Ireland’s more proactive attitude to supporting its food industry was little surprise to your correspondent, having written on numerous occasions about how Dublin has supported its sector in international markets and how UK manufacturers must look on enviously.

Bodies like the UK’s Food and Drink Federation are working hard to try to assist its members as Brexit approaches but what is needed is serious government support for one of the country’s most vital manufacturing sectors. The penny (or euro cent) dropped in Dublin the day after the referendum, now more than two years ago.

Earlier this week, the UK government did issue the latest batch of its “technical” or advisory notices in which it is seeking to outline the possible impact of no deal with the EU. This week’s notices included positions on geographical indications, the labelling of food products and animal health certificates.

Meanwhile, this week, it emerged the UK government had appointed a minister to oversee the protection of food supplies during the Brexit process. David Rutley, a former executive at PepsiCo and Asda, was appointed a Parliamentary Under Secretary of State at the Department for the Environment, Food and Rural Affairs earlier this month.

The appointment follows comments this summer from UK Brexit Secretary Dominic Raab the Government would work with the food sector to ensure the country has an “adequate” supply of food in the event of there being no deal with the EU on Brexit – comments that caused bemusement in sections of the industry.

UK food will take some solace Rutley has experience of working in the industry – but there is no doubt the prospect of a hard Brexit is causing concern across the sectqor.

And those feelings are echoed across the UK business community. The study published by The British Chambers of Commerce found 62% of firms still have not completed a Brexit risk assessment, while a fifth of businesses surveyed (21%) would cut investment if there is no deal, 20% would move part or all of their business to the EU and 18% would cut recruitment. In the event of a status-quo transition, those numbers would fall dramatically, the organisation said.

“Our evidence is clear – failure to reach a political agreement would have real-world consequences, with significant decreases in both investment and recruitment. Larger firms and those active in international trade would suffer the most from a disorderly and sudden exit from the EU, but there will be impacts across the board,” Dr Adam Marshall, director general of The British Chambers of Commerce, said.

“Most concerning of all, a materially significant number of businesses are considering moving part or all of their operations to the EU in the event of no deal.

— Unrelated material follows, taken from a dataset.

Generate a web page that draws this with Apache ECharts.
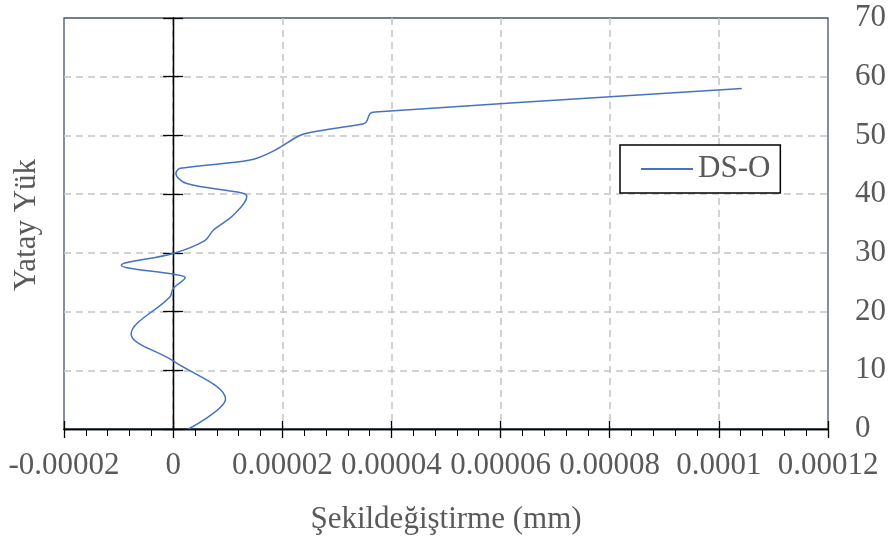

Government must act urgently and decisively to get a comprehensive deal done. They also need to use the levers they have, such as the upcoming Budget, to ensure they provide the right conditions for growth at home.”

At Tuesday’s Brexit event at the FDF offices, Stapleton held up looking for alternative or additional manufacturing as a way for UK exporters to mitigate the worst impacts of a no-deal Brexit, although, having spoken to myriad SMEs recently, finding the right production partner can be a challenge.

That said, challenges are no excuse for inaction. As Stapleton said on Tuesday: “If you’re not ready, you will be caught out.”